RECORDS FOR PROCESSING:

__________________________________________________

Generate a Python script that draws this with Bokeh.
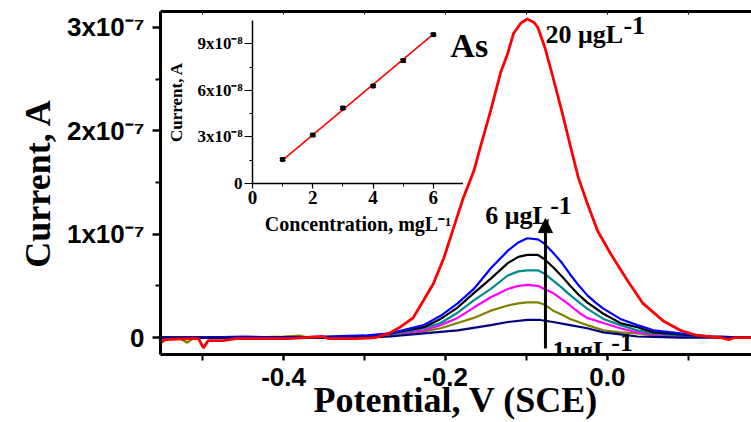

__________________________________________________

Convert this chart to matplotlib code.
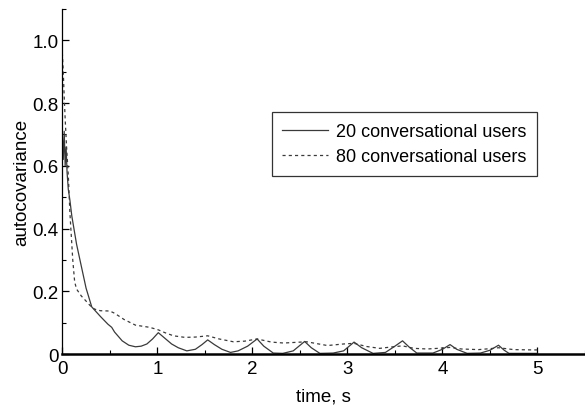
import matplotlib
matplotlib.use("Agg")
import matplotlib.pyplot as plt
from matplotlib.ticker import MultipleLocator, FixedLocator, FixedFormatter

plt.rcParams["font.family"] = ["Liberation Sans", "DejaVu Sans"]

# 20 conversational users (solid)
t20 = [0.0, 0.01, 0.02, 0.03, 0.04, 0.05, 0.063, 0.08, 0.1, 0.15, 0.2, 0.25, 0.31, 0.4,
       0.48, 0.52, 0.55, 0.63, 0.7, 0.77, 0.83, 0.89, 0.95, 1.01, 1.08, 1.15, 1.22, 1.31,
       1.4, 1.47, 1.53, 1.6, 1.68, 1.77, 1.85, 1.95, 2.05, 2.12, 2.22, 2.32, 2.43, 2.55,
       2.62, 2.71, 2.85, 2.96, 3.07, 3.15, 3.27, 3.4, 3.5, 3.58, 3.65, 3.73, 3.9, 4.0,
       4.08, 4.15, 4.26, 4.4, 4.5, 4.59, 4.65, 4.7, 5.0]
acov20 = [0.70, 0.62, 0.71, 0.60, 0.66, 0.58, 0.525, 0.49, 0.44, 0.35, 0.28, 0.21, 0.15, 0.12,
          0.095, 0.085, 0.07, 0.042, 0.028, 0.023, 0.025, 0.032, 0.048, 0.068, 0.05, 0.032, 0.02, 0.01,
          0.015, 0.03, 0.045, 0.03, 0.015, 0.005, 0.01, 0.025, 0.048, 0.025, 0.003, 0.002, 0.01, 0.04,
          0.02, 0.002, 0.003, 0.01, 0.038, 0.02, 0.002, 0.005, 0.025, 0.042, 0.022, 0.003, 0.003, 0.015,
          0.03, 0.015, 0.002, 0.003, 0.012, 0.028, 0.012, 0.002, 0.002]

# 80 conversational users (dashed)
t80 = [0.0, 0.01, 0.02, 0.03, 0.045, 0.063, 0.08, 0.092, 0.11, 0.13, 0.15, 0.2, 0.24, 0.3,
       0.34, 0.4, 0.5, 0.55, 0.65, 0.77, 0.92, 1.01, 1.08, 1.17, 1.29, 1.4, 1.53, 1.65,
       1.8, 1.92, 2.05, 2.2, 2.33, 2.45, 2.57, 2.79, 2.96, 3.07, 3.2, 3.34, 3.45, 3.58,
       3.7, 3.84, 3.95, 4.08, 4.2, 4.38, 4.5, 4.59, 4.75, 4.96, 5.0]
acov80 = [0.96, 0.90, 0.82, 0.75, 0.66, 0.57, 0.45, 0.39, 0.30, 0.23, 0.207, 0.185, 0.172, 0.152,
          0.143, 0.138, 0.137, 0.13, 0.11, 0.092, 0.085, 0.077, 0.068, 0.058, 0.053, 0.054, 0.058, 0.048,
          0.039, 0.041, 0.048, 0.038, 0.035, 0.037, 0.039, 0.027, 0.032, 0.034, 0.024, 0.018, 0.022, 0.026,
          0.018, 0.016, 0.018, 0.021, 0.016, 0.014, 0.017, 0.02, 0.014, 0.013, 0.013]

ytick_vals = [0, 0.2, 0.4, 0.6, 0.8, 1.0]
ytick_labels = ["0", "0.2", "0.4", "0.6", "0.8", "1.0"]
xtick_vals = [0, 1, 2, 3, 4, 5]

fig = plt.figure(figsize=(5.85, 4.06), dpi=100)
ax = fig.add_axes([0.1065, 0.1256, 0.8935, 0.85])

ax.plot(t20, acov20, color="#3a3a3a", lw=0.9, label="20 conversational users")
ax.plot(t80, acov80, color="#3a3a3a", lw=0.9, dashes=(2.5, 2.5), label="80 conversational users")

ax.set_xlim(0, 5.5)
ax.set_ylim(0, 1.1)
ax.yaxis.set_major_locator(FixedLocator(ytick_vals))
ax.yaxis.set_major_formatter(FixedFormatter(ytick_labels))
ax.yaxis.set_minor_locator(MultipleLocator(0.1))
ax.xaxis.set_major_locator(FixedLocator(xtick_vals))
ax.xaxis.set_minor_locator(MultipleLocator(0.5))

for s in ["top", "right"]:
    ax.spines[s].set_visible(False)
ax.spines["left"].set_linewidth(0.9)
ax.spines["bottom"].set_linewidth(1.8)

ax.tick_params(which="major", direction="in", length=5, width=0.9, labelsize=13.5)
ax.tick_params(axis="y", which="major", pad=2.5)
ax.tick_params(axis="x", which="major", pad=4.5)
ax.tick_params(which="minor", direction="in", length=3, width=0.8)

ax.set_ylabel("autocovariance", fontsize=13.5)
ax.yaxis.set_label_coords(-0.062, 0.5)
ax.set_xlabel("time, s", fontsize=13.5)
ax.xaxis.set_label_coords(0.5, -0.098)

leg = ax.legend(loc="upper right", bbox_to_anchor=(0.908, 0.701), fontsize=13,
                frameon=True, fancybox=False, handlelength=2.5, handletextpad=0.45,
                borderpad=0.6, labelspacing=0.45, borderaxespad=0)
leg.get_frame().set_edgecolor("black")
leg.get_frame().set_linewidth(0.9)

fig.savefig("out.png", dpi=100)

__________________________________________________

THE REQUEST: Nothing but the lines from the one containing "Convert this chart to matplotlib code." through the one containing "from matplotlib.ticker import" should be echoed, each exactly as it stands; pictures are excluded.

EXPECTED ANSWER:
Convert this chart to matplotlib code.
import matplotlib
matplotlib.use("Agg")
import matplotlib.pyplot as plt
from matplotlib.ticker import MultipleLocator, FixedLocator, FixedFormatter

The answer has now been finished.